Exercise: Below is a listing; print exactly its lines from the one containing "Reproduce this chart with Altair." down to the one containing "Sans Condensed, DejaVu", both inclusive, with every picture left out.

Records with drawing code:

-- -- --

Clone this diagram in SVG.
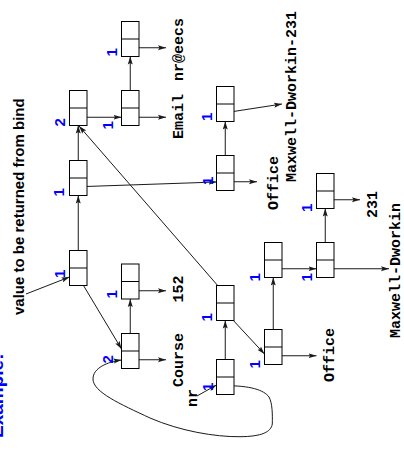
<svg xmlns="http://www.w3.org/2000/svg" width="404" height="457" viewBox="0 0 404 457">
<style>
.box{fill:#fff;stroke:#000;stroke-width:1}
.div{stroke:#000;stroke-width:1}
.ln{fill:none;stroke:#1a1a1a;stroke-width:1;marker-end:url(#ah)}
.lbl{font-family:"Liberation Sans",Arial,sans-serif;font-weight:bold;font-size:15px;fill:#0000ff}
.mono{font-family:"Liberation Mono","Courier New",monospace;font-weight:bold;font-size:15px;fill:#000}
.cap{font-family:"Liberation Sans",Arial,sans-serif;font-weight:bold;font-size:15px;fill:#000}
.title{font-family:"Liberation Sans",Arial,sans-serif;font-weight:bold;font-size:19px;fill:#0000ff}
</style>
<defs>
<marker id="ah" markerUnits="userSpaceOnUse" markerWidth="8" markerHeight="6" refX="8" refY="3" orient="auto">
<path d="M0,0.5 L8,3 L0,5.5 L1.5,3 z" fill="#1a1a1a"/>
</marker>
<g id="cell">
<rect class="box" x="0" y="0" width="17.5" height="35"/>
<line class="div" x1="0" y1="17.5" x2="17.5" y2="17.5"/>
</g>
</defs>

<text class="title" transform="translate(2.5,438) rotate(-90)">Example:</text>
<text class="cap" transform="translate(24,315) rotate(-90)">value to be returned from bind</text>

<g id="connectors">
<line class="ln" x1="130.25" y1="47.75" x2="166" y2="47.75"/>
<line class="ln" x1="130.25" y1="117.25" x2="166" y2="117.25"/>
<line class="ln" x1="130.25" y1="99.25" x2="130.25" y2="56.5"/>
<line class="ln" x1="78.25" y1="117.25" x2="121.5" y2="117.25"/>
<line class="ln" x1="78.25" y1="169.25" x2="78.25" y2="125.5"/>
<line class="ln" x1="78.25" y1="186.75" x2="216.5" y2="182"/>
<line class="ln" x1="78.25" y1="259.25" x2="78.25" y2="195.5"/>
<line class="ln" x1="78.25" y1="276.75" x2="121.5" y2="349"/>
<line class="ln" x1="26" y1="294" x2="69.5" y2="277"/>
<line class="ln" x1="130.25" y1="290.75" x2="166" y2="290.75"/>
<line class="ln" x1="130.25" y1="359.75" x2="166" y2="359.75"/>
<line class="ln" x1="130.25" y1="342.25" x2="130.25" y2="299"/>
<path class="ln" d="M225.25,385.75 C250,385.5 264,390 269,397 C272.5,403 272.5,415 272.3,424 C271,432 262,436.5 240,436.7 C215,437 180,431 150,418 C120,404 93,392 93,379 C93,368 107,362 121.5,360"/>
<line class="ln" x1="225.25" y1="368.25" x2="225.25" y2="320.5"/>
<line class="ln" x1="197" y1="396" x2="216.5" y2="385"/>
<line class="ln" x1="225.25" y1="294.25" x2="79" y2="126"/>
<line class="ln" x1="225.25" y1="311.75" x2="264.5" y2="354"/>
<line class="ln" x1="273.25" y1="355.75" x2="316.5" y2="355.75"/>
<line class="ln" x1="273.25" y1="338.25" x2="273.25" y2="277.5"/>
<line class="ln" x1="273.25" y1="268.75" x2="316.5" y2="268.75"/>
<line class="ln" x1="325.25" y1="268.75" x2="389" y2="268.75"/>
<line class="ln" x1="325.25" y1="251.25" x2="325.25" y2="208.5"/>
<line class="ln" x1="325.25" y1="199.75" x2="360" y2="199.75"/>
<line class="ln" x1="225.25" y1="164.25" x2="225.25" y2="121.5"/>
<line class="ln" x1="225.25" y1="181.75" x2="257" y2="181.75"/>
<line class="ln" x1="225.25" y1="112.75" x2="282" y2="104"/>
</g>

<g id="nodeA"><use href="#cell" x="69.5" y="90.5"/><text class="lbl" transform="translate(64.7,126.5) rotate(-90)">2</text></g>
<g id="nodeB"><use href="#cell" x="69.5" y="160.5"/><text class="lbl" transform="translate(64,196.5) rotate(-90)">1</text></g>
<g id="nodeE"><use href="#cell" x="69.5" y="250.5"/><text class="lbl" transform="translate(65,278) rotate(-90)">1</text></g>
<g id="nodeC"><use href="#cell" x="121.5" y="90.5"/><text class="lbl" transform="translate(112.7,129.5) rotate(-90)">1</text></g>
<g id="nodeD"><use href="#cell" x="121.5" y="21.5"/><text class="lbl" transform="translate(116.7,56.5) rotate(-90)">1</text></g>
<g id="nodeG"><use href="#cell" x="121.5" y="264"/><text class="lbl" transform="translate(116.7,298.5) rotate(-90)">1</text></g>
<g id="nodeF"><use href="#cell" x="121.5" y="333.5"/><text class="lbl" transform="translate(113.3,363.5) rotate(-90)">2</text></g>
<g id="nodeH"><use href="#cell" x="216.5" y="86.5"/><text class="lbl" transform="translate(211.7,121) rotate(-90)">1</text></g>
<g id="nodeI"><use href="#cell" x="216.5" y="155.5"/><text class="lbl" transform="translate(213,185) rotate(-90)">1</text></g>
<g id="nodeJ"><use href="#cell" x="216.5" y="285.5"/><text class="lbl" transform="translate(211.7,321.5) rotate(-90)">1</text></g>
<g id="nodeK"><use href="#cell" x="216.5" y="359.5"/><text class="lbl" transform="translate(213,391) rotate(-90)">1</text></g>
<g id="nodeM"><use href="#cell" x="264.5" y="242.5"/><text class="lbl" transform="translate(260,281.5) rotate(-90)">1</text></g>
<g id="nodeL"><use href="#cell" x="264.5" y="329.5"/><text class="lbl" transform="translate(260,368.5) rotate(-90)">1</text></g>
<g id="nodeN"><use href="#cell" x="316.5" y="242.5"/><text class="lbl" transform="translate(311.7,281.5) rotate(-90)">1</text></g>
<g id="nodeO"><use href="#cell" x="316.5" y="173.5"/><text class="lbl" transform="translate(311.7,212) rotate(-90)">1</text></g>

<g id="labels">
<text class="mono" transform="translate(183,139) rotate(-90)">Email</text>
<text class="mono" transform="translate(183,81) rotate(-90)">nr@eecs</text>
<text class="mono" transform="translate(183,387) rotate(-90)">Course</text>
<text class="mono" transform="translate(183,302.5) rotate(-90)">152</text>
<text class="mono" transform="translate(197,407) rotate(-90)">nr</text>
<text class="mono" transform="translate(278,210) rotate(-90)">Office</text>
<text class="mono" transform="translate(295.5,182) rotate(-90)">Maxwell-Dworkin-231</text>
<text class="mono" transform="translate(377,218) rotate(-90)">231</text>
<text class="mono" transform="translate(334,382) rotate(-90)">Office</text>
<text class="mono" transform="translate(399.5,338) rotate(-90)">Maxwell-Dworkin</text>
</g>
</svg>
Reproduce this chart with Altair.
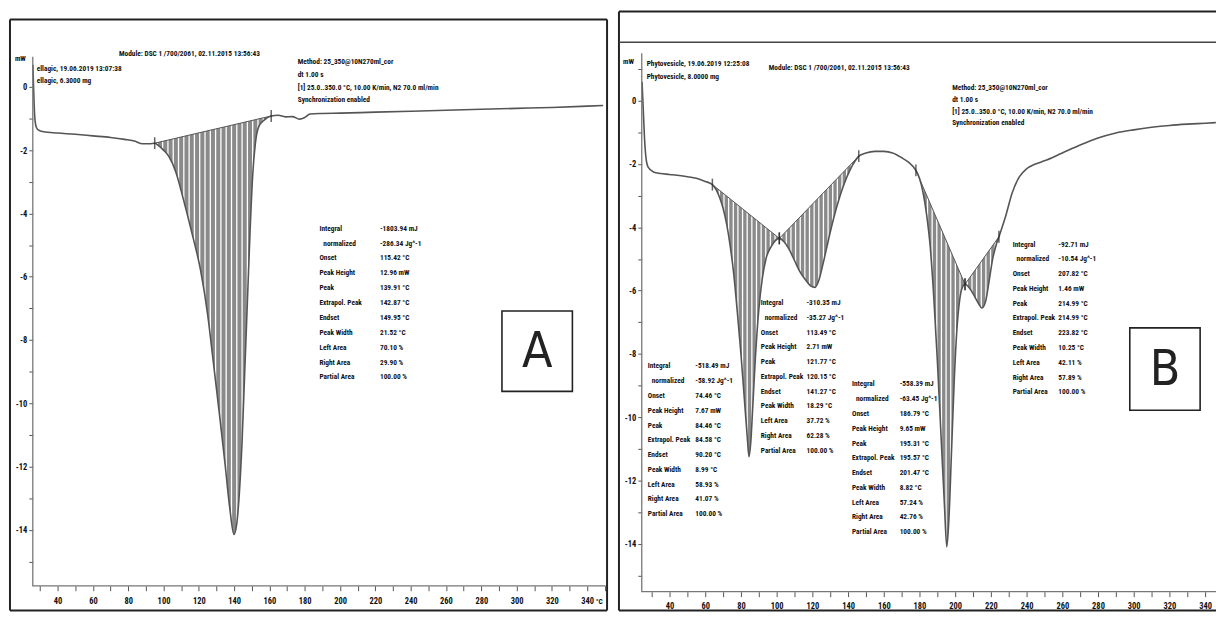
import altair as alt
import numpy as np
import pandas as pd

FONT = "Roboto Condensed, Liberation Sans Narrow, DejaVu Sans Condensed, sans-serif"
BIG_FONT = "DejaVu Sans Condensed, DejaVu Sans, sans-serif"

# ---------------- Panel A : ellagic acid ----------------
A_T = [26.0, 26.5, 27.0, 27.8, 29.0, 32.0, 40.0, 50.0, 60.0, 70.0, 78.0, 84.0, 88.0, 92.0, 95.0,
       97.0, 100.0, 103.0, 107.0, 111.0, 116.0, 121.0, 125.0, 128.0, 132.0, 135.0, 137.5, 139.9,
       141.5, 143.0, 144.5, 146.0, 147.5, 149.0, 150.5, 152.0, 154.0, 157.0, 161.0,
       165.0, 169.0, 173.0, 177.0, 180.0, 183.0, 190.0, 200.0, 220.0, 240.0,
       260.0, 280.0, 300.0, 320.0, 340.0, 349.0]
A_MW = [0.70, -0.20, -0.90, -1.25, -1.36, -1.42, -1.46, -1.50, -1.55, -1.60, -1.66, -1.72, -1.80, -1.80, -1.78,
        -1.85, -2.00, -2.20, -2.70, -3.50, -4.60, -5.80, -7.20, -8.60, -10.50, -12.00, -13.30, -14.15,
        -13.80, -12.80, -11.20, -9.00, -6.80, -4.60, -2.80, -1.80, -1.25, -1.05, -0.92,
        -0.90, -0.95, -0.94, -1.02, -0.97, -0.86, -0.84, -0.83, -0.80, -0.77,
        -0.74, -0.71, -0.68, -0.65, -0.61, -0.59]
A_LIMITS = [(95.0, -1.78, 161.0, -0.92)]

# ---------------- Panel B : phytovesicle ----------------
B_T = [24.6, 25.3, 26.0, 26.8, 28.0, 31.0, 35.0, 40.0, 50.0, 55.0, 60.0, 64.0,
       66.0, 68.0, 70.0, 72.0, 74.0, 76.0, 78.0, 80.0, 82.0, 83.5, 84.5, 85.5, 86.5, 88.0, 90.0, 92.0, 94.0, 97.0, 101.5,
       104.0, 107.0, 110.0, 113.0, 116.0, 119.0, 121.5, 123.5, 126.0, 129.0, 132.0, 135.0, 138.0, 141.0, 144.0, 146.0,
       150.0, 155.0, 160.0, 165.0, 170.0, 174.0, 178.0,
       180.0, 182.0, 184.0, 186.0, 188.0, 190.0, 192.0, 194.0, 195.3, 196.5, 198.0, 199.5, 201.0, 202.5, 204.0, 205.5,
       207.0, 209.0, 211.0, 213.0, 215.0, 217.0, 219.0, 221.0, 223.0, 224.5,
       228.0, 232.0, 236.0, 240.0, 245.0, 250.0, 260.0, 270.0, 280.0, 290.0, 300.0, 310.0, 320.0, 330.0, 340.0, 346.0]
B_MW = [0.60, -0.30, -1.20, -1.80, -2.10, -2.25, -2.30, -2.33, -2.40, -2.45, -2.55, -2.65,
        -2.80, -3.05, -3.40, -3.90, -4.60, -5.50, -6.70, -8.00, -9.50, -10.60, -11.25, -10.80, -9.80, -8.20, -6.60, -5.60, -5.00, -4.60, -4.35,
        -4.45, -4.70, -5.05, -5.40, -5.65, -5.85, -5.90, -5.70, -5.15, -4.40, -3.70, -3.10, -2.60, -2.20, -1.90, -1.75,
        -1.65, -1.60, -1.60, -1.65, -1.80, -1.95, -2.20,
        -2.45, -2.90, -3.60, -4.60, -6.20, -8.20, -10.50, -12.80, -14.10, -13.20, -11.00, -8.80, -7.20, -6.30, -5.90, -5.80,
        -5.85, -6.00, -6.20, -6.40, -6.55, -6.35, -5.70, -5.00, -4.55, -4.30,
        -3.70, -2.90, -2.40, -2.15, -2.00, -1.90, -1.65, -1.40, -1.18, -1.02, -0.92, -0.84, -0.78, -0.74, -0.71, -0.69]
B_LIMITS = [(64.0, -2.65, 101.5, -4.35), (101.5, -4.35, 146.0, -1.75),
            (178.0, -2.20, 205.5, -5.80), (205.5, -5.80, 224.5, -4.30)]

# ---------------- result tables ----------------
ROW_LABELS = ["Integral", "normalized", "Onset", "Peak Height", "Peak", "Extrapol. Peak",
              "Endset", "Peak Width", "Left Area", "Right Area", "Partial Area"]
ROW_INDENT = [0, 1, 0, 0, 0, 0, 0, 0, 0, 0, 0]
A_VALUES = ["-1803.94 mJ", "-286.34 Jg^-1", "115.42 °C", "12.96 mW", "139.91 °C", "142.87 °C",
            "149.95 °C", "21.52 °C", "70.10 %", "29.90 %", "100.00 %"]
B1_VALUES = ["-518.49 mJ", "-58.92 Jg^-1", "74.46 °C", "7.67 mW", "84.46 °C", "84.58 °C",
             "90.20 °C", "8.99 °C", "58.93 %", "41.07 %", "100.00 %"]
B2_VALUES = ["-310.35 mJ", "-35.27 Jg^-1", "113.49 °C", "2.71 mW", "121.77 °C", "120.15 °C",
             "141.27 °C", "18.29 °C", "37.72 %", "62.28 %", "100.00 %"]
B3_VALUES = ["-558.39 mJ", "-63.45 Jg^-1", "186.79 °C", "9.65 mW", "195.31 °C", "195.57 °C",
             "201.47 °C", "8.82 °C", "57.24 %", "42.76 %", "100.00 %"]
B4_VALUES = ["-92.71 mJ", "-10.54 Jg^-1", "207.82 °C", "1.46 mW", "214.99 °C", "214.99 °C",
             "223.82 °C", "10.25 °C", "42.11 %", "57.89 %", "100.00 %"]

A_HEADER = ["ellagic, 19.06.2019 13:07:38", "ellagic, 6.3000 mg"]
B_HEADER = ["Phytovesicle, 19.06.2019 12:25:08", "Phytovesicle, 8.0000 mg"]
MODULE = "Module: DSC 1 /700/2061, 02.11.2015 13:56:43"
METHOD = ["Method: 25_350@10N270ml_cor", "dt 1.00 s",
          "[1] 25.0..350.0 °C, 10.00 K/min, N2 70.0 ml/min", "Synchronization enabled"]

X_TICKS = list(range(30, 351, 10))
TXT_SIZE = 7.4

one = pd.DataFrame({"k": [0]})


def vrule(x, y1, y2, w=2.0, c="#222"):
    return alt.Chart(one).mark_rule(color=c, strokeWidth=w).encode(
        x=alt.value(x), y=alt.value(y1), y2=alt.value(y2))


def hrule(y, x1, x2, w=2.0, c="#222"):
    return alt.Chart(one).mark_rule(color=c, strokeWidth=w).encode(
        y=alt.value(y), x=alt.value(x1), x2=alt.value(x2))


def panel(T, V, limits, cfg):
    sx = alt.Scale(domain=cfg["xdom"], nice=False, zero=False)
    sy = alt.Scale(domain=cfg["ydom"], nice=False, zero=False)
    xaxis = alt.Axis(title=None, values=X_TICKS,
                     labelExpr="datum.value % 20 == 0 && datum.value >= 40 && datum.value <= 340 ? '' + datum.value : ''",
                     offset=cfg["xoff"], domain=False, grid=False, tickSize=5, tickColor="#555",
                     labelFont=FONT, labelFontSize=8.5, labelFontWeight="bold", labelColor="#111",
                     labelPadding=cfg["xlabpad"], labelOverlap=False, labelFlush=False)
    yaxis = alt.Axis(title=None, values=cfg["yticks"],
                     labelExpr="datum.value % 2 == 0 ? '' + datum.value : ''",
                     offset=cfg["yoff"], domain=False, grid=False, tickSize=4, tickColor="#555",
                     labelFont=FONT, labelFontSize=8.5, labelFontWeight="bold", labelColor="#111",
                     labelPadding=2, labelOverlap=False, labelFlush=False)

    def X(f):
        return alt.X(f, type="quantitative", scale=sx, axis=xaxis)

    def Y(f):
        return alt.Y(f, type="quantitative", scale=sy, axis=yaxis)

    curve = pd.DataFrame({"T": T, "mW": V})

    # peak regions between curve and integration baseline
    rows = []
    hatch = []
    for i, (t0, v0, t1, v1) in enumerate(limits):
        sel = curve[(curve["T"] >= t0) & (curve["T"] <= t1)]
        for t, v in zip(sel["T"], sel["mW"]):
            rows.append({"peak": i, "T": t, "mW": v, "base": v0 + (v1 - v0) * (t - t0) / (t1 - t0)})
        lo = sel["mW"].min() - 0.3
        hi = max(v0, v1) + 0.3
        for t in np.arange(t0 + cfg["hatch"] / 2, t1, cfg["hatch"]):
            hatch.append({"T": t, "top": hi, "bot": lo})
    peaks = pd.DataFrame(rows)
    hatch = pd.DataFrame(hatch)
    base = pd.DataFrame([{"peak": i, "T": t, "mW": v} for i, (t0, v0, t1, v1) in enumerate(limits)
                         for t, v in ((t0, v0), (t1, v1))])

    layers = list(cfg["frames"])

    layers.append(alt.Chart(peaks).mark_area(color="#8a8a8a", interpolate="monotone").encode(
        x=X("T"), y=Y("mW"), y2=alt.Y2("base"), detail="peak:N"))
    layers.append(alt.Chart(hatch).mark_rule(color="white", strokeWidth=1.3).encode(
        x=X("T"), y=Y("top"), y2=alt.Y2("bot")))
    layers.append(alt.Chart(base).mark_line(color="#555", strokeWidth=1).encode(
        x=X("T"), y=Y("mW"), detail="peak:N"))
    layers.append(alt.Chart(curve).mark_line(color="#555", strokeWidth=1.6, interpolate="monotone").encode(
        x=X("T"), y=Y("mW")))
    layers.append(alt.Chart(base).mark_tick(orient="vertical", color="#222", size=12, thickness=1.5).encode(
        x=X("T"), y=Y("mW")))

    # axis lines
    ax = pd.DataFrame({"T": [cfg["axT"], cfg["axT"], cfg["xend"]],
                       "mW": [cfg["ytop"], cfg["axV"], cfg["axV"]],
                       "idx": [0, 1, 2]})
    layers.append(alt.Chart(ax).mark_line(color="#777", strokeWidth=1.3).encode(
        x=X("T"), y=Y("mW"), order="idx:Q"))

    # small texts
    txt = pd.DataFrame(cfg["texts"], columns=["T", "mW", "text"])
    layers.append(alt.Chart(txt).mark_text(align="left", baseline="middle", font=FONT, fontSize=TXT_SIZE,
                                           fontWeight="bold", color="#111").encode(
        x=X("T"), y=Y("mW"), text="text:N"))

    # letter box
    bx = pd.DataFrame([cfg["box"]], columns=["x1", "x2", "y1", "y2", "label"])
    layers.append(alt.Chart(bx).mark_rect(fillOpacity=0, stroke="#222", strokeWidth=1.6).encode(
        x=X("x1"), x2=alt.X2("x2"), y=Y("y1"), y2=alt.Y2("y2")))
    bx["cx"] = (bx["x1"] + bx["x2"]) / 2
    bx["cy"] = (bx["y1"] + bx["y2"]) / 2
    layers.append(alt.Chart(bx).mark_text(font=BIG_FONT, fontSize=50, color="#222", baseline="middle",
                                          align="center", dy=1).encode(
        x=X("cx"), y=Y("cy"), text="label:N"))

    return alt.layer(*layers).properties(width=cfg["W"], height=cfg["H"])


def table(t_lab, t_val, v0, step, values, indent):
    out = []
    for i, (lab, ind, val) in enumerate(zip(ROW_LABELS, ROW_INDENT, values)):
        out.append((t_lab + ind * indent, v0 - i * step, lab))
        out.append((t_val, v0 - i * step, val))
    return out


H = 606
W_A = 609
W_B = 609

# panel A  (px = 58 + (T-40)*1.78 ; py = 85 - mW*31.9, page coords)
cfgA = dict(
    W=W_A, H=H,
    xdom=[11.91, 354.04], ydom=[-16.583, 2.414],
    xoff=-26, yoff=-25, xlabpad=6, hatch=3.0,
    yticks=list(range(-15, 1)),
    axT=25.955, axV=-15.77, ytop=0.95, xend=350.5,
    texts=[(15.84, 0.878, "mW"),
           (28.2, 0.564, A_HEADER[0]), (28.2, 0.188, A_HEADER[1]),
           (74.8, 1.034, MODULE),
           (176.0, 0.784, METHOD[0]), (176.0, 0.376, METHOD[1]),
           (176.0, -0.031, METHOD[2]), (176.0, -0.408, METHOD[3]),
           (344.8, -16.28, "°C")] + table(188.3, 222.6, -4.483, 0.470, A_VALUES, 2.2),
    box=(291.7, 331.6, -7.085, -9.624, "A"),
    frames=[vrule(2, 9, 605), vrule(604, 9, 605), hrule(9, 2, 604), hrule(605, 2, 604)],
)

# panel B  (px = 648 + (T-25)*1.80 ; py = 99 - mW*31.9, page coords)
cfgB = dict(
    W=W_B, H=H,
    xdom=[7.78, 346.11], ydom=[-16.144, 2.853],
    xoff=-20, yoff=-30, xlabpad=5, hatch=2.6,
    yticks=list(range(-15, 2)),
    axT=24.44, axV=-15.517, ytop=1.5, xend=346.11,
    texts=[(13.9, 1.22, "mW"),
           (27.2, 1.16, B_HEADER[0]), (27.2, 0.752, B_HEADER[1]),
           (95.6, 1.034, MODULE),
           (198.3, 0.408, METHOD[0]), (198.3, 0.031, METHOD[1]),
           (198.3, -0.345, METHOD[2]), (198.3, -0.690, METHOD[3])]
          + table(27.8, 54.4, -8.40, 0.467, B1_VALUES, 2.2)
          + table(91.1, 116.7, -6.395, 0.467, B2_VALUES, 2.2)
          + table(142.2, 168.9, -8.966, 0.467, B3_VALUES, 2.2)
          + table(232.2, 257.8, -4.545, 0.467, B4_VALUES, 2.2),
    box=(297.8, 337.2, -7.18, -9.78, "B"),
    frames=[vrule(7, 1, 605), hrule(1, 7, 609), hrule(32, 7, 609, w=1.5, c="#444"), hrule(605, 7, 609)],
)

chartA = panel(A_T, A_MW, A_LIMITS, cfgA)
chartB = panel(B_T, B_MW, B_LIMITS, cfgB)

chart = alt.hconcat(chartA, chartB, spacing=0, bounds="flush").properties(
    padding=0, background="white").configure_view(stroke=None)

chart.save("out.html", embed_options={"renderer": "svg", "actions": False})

-- -- --

Task output:
Reproduce this chart with Altair.
import altair as alt
import numpy as np
import pandas as pd

FONT = "Roboto Condensed, Liberation Sans Narrow, DejaVu Sans Condensed, sans-serif"
BIG_FONT = "DejaVu Sans Condensed, DejaVu Sans, sans-serif"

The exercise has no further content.